═══ Material shown ═══

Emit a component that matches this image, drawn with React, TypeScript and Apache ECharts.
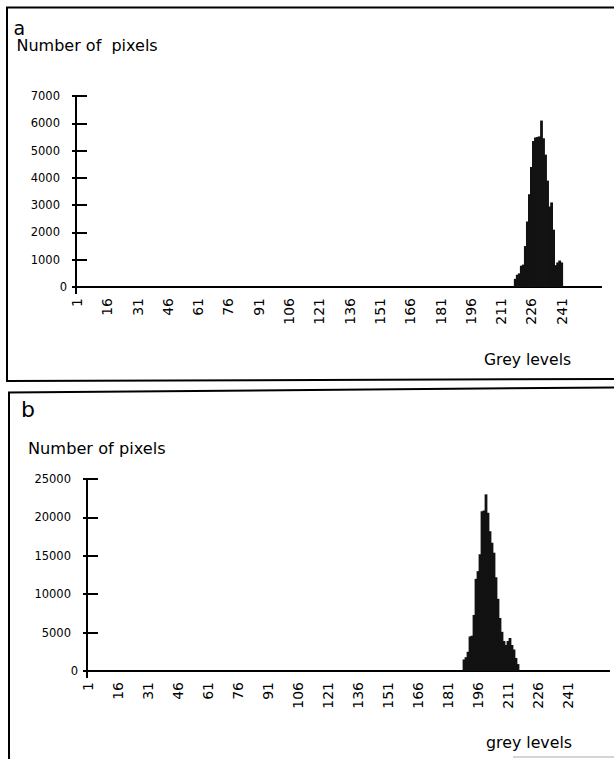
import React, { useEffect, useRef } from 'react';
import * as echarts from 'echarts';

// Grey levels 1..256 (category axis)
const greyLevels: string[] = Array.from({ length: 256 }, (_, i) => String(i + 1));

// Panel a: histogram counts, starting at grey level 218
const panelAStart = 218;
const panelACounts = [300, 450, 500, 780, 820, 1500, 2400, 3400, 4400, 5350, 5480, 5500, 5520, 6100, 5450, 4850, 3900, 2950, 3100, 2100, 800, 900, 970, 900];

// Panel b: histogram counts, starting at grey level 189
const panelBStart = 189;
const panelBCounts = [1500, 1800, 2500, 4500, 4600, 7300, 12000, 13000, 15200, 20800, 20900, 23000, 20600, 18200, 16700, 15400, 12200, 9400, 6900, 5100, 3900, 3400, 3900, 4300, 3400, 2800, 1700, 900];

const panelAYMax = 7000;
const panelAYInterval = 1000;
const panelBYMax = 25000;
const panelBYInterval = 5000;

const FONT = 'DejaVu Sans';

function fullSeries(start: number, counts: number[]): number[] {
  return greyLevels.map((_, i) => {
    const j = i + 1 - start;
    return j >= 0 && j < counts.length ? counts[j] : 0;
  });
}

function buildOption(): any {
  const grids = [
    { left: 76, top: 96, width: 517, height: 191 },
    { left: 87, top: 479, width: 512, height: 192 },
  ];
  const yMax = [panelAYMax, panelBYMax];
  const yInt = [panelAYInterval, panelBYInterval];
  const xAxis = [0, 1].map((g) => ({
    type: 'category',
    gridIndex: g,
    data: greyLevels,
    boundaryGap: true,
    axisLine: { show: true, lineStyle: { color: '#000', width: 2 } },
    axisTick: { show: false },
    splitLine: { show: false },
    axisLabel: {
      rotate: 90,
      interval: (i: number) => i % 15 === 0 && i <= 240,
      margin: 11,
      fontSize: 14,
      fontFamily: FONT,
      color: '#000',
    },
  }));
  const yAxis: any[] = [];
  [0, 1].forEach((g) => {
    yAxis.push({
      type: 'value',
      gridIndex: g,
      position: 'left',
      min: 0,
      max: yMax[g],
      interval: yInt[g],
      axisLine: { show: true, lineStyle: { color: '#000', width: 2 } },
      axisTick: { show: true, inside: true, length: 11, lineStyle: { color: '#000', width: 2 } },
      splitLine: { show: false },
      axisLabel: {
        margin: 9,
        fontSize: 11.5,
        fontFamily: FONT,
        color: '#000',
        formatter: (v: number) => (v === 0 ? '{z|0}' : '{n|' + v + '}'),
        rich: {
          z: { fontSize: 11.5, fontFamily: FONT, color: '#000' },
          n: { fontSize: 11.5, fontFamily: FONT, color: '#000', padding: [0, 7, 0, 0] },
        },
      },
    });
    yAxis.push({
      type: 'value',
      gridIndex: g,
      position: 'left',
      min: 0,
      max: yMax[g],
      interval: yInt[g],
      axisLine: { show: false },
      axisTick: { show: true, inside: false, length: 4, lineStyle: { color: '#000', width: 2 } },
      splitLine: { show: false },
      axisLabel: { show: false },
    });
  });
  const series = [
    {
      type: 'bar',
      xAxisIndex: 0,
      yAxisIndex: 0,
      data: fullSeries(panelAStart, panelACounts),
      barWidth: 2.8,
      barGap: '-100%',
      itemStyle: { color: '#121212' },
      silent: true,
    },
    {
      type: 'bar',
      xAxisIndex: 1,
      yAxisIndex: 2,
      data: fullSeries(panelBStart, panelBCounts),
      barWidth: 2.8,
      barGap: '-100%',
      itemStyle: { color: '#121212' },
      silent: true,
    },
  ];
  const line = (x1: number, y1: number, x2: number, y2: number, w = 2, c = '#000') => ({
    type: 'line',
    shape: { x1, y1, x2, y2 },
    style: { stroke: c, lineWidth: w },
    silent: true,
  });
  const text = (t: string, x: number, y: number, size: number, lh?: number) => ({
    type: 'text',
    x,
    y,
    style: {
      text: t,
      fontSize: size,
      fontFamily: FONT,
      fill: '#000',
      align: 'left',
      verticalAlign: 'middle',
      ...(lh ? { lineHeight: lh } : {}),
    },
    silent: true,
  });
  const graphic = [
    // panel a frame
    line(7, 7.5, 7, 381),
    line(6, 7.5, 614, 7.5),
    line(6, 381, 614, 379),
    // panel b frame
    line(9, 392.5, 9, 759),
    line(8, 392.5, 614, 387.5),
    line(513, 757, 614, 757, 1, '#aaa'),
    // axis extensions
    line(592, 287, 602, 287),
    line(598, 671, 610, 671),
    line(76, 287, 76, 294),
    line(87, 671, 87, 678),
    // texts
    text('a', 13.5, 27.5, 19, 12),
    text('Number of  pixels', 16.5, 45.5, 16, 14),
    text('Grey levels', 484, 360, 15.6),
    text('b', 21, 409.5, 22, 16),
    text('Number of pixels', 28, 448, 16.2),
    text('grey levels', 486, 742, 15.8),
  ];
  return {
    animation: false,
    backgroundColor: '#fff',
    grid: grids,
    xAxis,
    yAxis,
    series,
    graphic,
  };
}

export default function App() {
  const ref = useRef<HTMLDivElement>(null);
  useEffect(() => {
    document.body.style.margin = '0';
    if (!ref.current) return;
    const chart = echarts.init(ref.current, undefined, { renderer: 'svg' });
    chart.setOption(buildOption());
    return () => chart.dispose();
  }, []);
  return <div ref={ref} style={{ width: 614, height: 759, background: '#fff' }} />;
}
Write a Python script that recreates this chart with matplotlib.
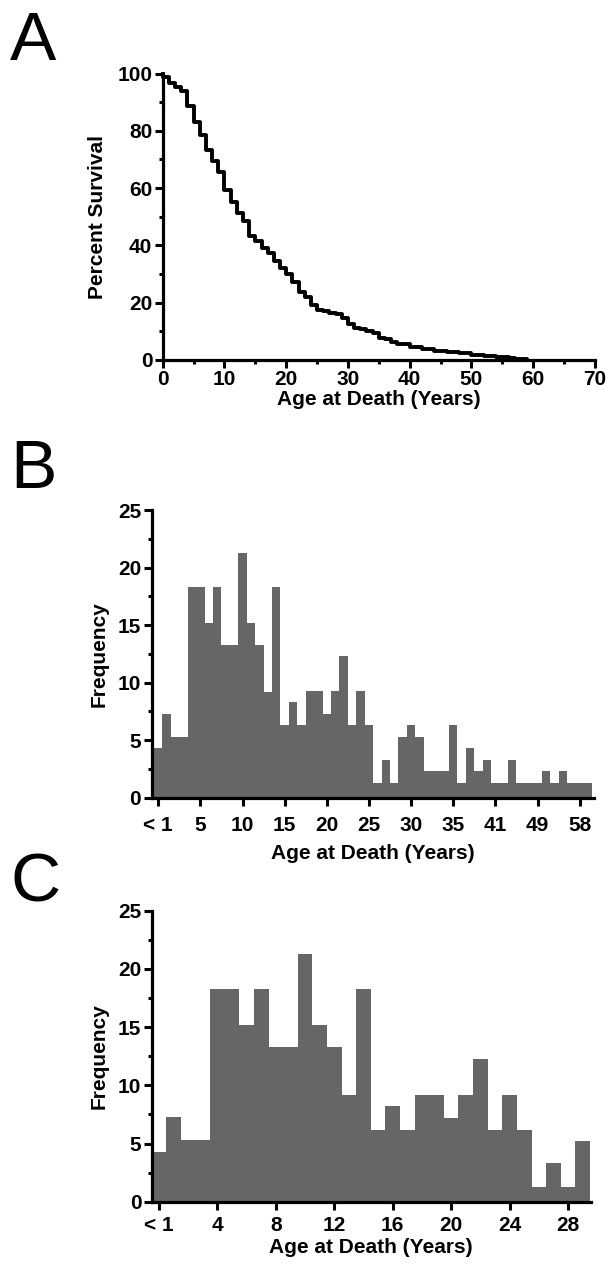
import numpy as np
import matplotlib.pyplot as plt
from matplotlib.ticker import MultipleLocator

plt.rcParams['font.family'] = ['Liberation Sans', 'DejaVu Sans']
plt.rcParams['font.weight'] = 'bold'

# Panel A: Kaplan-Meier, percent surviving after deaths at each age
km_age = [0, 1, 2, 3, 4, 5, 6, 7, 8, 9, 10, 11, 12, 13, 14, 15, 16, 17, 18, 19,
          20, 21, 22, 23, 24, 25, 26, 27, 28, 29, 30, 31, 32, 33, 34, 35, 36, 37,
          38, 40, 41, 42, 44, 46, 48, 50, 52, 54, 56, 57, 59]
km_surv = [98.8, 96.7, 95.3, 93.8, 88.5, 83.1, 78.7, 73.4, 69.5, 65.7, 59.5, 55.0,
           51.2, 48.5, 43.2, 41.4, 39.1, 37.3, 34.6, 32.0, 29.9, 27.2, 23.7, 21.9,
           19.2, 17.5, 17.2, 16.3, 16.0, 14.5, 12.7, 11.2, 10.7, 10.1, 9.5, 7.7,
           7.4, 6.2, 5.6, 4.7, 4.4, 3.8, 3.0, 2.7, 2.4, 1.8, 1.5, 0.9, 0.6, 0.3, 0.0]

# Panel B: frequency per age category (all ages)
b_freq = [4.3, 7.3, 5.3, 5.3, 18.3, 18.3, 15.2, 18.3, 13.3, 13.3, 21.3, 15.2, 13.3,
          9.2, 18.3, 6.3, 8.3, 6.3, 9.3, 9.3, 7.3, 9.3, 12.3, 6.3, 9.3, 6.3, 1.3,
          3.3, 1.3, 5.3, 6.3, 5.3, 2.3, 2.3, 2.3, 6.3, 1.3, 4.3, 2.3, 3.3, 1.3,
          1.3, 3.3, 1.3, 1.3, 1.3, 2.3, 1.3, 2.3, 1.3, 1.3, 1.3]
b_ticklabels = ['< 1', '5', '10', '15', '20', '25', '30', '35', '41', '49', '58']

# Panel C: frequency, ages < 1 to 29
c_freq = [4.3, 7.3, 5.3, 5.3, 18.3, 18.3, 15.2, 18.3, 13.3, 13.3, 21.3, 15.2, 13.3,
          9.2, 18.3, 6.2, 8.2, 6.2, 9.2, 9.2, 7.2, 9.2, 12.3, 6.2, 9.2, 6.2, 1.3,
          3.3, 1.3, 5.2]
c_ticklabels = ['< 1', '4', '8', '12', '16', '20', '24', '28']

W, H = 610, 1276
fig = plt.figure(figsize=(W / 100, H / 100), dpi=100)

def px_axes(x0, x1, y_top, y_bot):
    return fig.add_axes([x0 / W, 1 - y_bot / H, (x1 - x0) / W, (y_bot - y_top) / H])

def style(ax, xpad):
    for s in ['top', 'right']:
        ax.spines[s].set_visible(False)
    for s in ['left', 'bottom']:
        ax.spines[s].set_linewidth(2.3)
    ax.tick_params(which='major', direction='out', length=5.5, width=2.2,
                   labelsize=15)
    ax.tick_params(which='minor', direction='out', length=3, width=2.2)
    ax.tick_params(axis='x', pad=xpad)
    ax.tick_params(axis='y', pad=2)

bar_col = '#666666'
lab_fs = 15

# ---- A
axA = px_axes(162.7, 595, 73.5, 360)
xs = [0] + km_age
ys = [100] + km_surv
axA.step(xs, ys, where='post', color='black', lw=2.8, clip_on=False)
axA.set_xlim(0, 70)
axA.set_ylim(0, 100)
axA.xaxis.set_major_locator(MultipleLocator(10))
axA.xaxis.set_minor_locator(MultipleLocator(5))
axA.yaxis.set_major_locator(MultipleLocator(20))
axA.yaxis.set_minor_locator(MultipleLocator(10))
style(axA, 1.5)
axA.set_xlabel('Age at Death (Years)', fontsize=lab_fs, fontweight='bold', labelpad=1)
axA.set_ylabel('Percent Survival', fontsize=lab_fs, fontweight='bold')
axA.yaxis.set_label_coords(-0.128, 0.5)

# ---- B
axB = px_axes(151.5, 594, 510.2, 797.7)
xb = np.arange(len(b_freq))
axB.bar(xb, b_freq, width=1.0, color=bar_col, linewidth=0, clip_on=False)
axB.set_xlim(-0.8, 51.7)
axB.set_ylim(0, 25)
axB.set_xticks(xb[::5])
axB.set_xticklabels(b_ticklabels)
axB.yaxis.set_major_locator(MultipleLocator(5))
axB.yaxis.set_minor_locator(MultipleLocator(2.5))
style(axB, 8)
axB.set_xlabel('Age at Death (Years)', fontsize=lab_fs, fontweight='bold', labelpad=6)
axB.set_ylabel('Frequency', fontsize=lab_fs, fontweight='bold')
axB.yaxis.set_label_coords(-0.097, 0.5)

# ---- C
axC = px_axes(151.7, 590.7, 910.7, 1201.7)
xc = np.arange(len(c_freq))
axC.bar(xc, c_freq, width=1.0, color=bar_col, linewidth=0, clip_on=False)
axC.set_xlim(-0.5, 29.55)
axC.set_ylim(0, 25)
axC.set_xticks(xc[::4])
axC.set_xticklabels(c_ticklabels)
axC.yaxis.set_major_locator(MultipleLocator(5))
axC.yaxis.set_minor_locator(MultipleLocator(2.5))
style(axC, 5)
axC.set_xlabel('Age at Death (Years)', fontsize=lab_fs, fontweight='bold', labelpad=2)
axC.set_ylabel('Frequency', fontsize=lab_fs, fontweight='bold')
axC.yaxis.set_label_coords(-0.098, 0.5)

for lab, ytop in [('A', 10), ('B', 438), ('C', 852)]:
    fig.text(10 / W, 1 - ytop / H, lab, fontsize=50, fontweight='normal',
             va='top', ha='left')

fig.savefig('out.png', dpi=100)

═══

_What you are asked to do_
Please quote exactly the run of lines that starts the entries and ends at the line containing "const greyLevels: string[]", leaving out every picture.

_Written response_
Emit a component that matches this image, drawn with React, TypeScript and Apache ECharts.
import React, { useEffect, useRef } from 'react';
import * as echarts from 'echarts';

// Grey levels 1..256 (category axis)
const greyLevels: string[] = Array.from({ length: 256 }, (_, i) => String(i + 1));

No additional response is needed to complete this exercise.